Wednesday, November 24, 2010

Mahajanaka at Central World


I've been asked to put on an enormous concert in front of Central World ... in the very place where the "troubles" took place earlier this year.  I'm going to have the opera stars who are in town for the World Opera Week, happening nexr month, sing some very popular tidbits from famous operas, and then I'm going to to perform my Mahajanaka Symphony with Nancy Yuen, soprano, a large choir and orchestra ... probably around 150 performers altogether.  Of course it's rather flattering to see that they're planning 12-foot tall "Somtow banners" and a 22-foot wide ad on the side of the mall, but in the end what I am most proud of is that I have now reached the stage in my career where I can bring a large number of people together to make an important statement about harmony and hope.

The concert is on the King's birthday and it's a coming together of many segments of our society in a way which I hope will promote reconciliation and healing.
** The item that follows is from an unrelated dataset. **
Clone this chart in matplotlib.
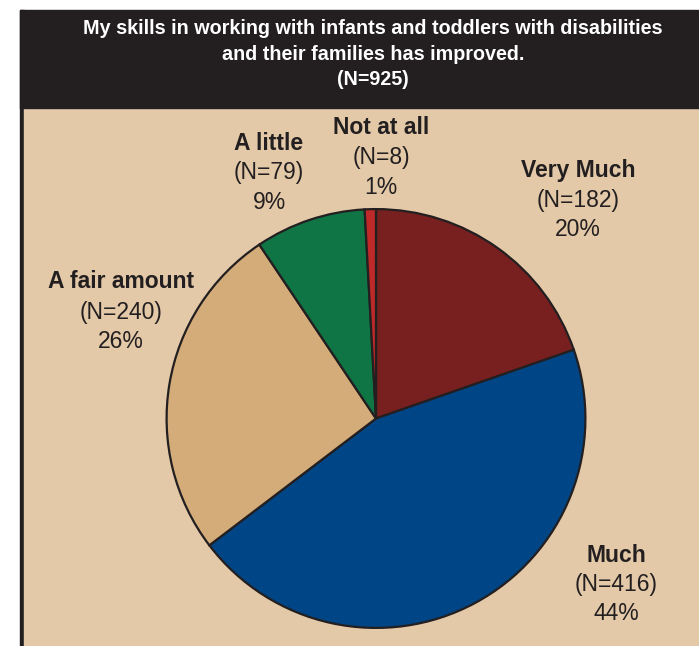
import matplotlib.pyplot as plt
from matplotlib.patches import Rectangle

# survey responses
categories = ['Very Much', 'Much', 'A fair amount', 'A little', 'Not at all']
counts = [182, 416, 240, 79, 8]
percents = [20, 44, 26, 9, 1]
colors = ['#77201F', '#004585', '#D3AC7A', '#0F7544', '#BE2A2A']

title = ('My skills in working with infants and toddlers with disabilities\n'
         'and their families has improved.\n(N=925)')

# label centres in figure pixels (x, y of top line)
label_pos = [(578, 171), (616, 555), (121, 282), (269, 143), (381, 128)]

W, H = 699, 646
fig = plt.figure(figsize=(W / 100, H / 100), dpi=100)
fig.patch.set_facecolor('white')
plt.rcParams['font.family'] = ['Liberation Sans', 'DejaVu Sans']

def px(x, y):
    """pixel coords (top-left origin) -> figure fraction"""
    return x / W, 1 - y / H

# frame: header band, beige panel, left border
fig.patches.append(Rectangle((20 / W, 0), 4 / W, 1 - 10 / H,
                             transform=fig.transFigure, color='#231F20', zorder=-2))
fig.patches.append(Rectangle((24 / W, 0), 1, 1 - 108 / H,
                             transform=fig.transFigure, color='#E3C9A8', zorder=-2))
fig.patches.append(Rectangle((20 / W, 1 - 108 / H), 1, 98 / H,
                             transform=fig.transFigure, color='#231F20', zorder=-2))

fig.text(*px(373, 54), title, ha='center', va='center', color='white',
         fontsize=14.2, fontweight='bold', linespacing=1.45)

# pie
cx, cy, r = 376, 418.5, 211.5
ax = fig.add_axes([(cx - r) / W, (H - cy - r) / H, 2 * r / W, 2 * r / H])
ax.set_zorder(2)
ax.patch.set_visible(False)
ax.pie(counts, colors=colors, startangle=90, counterclock=False,
       wedgeprops={'edgecolor': '#231F20', 'linewidth': 1.6})
ax.set_xlim(-1.01, 1.01)
ax.set_ylim(-1.01, 1.01)
ax.set_aspect('equal')
ax.axis('off')

for name, n, pct, (x, y) in zip(categories, counts, percents, label_pos):
    fig.text(*px(x, y), name, ha='center', va='center', fontsize=16.5,
             fontweight='bold', color='#231F20')
    fig.text(*px(x, y + 30), f'(N={n})', ha='center', va='center',
             fontsize=16.5, color='#231F20')
    fig.text(*px(x, y + 59), f'{pct}%', ha='center', va='center',
             fontsize=16.5, color='#231F20')

fig.savefig('out.png', dpi=100)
I think it's going to be one of the larger open-air concerts there have been in this country, with two orchestras, choir, children's choir, five opera singers, four harps and what have you, but the more important part of this is that many people, musicians of every political persuasion, will be creating harmony where once there was discord.

The event will begin at six with "World of Opera" -- a journey around the world in operatic excerpts.  At seven we pause to bring the candelight ceremony from Sanam Luang and to have our own ceremony.  Then after about 15 minutes, there will be a peformance of my Mahajanaka Symphony which I have revised for this event, improving the orchestral sound with what I have learned from being in Thailand for the last decade and figuring out who the musicians are and what they do best.

What is the Mahajanaka Jataka, adapted by H.M. The King twelve years ago into a lovely book, about?  The lesson we are meant to learn from this Buddhist text is perseverance.  We need to get as far as we can, drawing on our own inner strength, our hopes, our beliefs ... only if we totally give of ourselves can we expect a divine being to lead us the rest of the way to other shore.  This is a lesson common to all religious traditions and I think it's a lesson for Thailand right now.

There are not going to be any "quick fixes" for anything.  But until people realize we are in this together, there won't be any fixes at all.